Indeed, among all the varied operative reasons for returning cheques, it is only the “drawer confirmation required” that has been expressly stated in the account-opening terms and conditions. The main purpose of inserting such a clause is obvious, and can be accentuated as a risk management ‘weapon’ to attack impostors. Nonetheless, it is inferior and alien to the protections a bank is clothed with – either as a paying banker or collecting banker under Sections 79 and 81 of the Bill of Exchange Act 1961(Act 55). Therefore, it is set aside in a court of law. In short, it is the weakest line of defence in the face of the statute.
This was a case between Akwasi Boakye Osei and Standard Chartered Bank in which judgement was delivered in 2014.The customer issued a number of cheques drawn on his account at the bank for the benefit of third-party payees. Two of the cheques were in favour of some religious institutions. The bank dishonoured two (2) of the cheques with “drawer’s confirmation not received” written on them. The customer subsequently instituted a civil action against the bank for wrongfully dishonouring his cheques and exposing him to sanctions from the Bank of Ghana and a possible criminal prosecution. In its defence, the bank pleaded that dishonouring the cheques in the absence of the call-back from the customer was in accordance with industry practice and custom, and was also meant to protect customers of the bank from fraudsters.
In his judgement, with respect to the cheques which were dishonoured for “drawer’s confirmation not received”, the presiding judge, Justice K. A. Ofori-Atta, stated: “the call back system upon which the defendant relies to have refused may not be practicable, reasonable or convenient in all cases”. He added that “it is not the telephone confirmation that authenticates the cheques. It is the regularity and completeness of the mandate on the cheque that vests the authority to pay cheque”. The court finally entered judgement in favour of the customer (the businessman) and ordered the bank to pay him US$14million as damages. Whoops! This money means a lot to recapitalisation.
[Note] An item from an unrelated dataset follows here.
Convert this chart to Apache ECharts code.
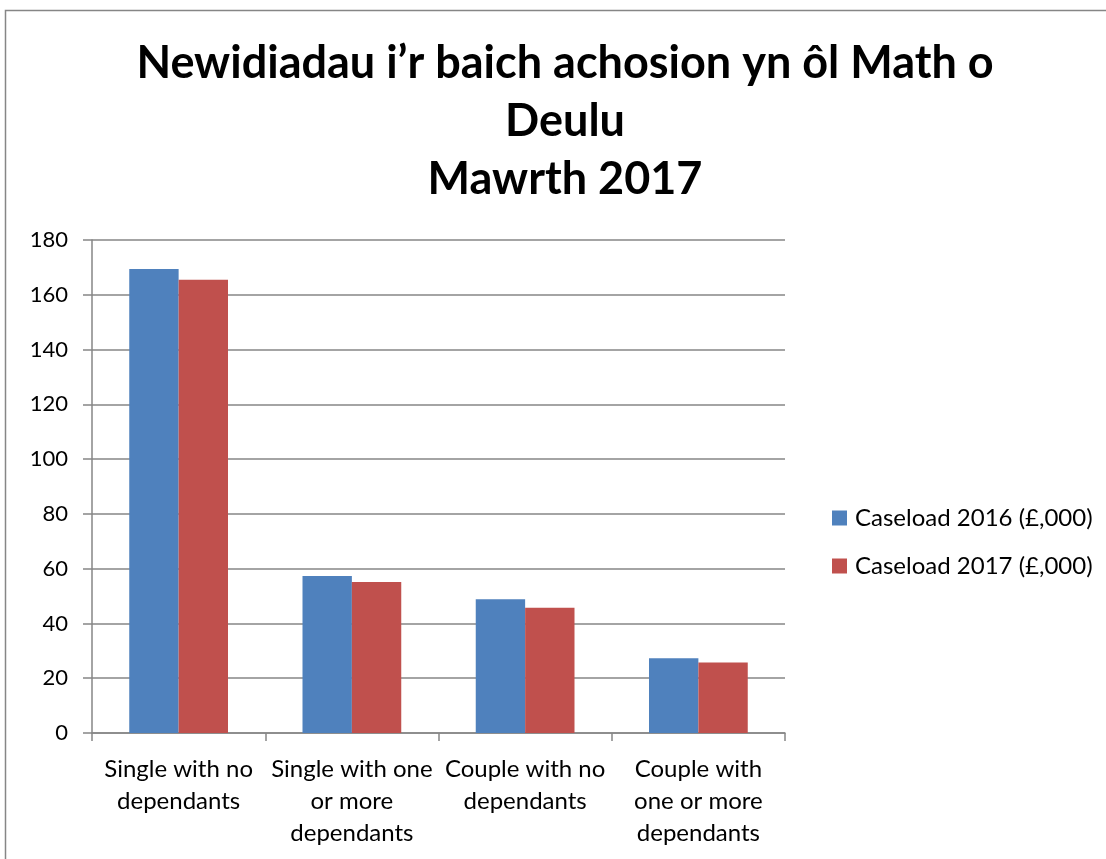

To the layperson, ‘regularity and completeness’ means that the beneficiaries’ names (the religious institutions) were correctly written on the cheques, the amount in words and in figures were the same on the cheques, and the cheques were properly dated and signed in accordance with the authorising signature the customer used to open the account.
As bank officers we may have been aware of this case, but it seems we have not learnt our lessons from it. We still witness the same breaches. Our current disposition can be likened to a beautiful lady in her best outfit standing at the roadside. A valuable object she was holding fell on the ground. In her efforts to pick it up, something else happened. An onlooker drew closer and whispered a word to her. Alas! She flared up and screamed, “I am aware, is that your concern?”
Indeed, the judgement in the Akwasi Boakye Osei Case reinforces my assertion that the good intentions behind the “drawer confirmation not received” clause have been torn apart. To a litigant customer who is aware of this situation, all that he would need to do to milk the system is open an account with a bank and sign onto the call-back system. He then deposits sufficient funds into the account and issues a properly drawn cheque to a third party. He hatches a plan with the third parties and later goes incommunicado for few days and waits for the cheque to be returned. He moves to institute legal action, pleads damages (nominal or substantial) and then cites the Akwasi Boakye Osei Case among other relevant ones. Bingooo! Judgement goes in his favour. As bankers, do we want to be rendered naked through “drawer confirmation not received”? Happy New Year to you. I am grateful for your time; God Bless!